Accordingly, the Court need only determine whether Defendant's Motion falls within the scope of his appellate waiver. In Damon, the Third Circuit affirmed the district court's denial of a defendant's motion to terminate his term of supervised release. Damon, 933 F.3d at 270. Finding that the term “‘sentence' unambiguously includes the imposition of a term of supervised release,” the Third Circuit concluded that the defendant's plea agreement waived his challenge to terminate his supervised release because it fell within the scope of waiver of appeals and other challenges to the sentence. Id. at 273-75. Here, the Government argues that “Damon applies equally here” and that Defendant's Motion “is a barred ‘challenge to the sentence imposed.'” (Opp'n Br. at 2-3 (quoting Damon, 933 F.3d at 274).)
District courts in the Third Circuit have distinguished Damon on two bases: (1) where a motion for early termination of supervised release is brought by a probation officer or (2) where the language of the appellate waiver is narrower. United States v. Whitehead, Crim. No. 10-866, 2023 WL 4686246, at *3 (D.N.J. July 21, 2023) (citing United States v. Harris, Crim. No 14-434, 2021 WL 4342091, at *3 (D.N.J. Sept. 23, 2021); United States v. Fluellen, Crim. No. 09-497-1, 2022 WL 309159, at *5 (E.D. Pa. 2022)). However, neither of these factors are present here. First, the Motion was brought by Defendant himself and not a probation office. (See Motion.) Second, the language of Defendant's plea agreement and the language of the defendant's plea agreement in Damon is essentially identical. (Id. at 3.) Specifically, both of the statutes contain a provision that reads “[defendant] voluntarily waives, the right to file any appeal, any collateral attack, or any other writ or motion . . . which challenges the sentence imposed.” (Id.) (emphasis added). Because both agreements contain the same waiver provision language, Defendant's appellate waiver is not narrower than that of the defendant in Damon. And like in Damon, Defendant's prison sentence of 72 months fell below the maximum sentence. Accordingly, for the above reasons, the Court finds that Defendant's Motion falls within the scope of his appellate waiver and the Motion is precluded by the terms of the plea agreement.

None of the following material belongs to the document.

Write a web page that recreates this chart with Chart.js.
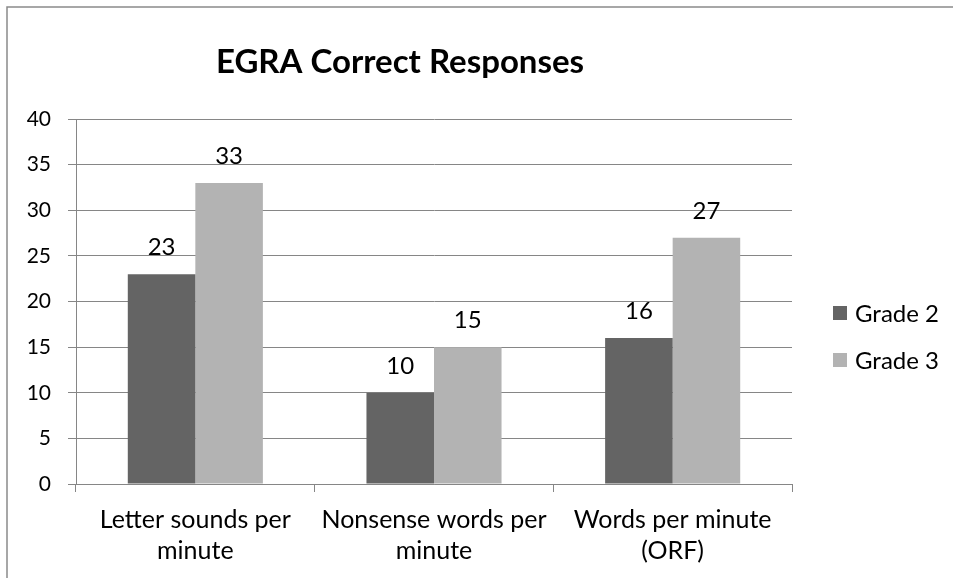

B. MERITS OF DEFENDANT'S MOTION
Notwithstanding Defendant's waiver of his right to bring this Motion, the Court considers the merits of Defendant's Motion as well.
Here, Defendant seeks early termination from his supervised release so he could embark on “a once in a lifetime extended road trip to visit 25 of our national parks, mostly out west.” (Motion at 2.) As Defendant notes, the circumstances of his probation have stalled these plans. (Id.) Defendant specifically explains that he requested permission to travel to Williamsburg, Virginia, and while the local probation office approved his request, the Federal Probation Office of Virginia denied him permission. (Id.) Defendant also notes that while on supervised release, Defendant has rented an apartment, held a job, and has complied with his probation requirement. (Id. at 1.) Therefore, Defendant asks the Court to grant him early termination of his supervised release so that Defendant could travel before the Spring of 2026. (Id. at 2.)
The Government opposes Defendant's request and argues that Defendant's request for early termination is not justified. The Government first points to the serious offense Defendant was convicted of: possession and distribution of child pornography. (Opp'n Br. at 5.) Second, the Government notes that early termination of his release is “unjustified because this Court already reduced [Defendant's] prison sentence from 72 months to 45 months.” (Id.) Third, the Government underscores that Defendant “does not claim a special connection to the Williamsburg National Park in Virginia” and that although he “is unable to visit Virginia, he is not prevented from requesting permission to visit other national parks in other states.” (Id.) Finally, the Government argues that although Defendant has complied with his probation requirements, “compliance alone does not justice early termination.” (Id.)
Having considered both parties' positions, the Court will not grant Defendant's request for early termination of his supervised release. Defendant's criminal conduct was very serious. Defendant possessed and distributed child pornography and it is within this context that the Court must consider whether early termination is merited by Defendant's conduct or in the interest of justice. And though the Court recognizes that Defendant has complied with his terms of probation, “a defendant's routine compliance with the terms of supervision, although commendable . . . is precisely what is expected of a defendant.” United States v. Hou, Crim. No. 20-780, 2022 WL 2671130, at *3 (D.N.J. July 11, 2022) (quoting United States v. Stiso, Crim. No. 14-484, 2021 WL 1291648, at *3 (D.N.J. Apr. 6, 2021)). Further, as the Government identifies, Defendant has only provided one instance in which he requested to travel but was denied. Therefore, Defendant is not precluded from requesting permission to travel to another national park in another state. In short, the interest of justice would not be served by early termination of Defendant's supervised release.
Even if Defendant was not precluded from seeking early termination of his supervised release pursuant to his plea agreement, the Court would nevertheless find that early termination of his supervised release is unwarranted.
IV. CONCLUSION
For the reasons stated above, the Court will deny Defendant's Motion for Early Termination of Supervised Release. An appropriate Order will follow.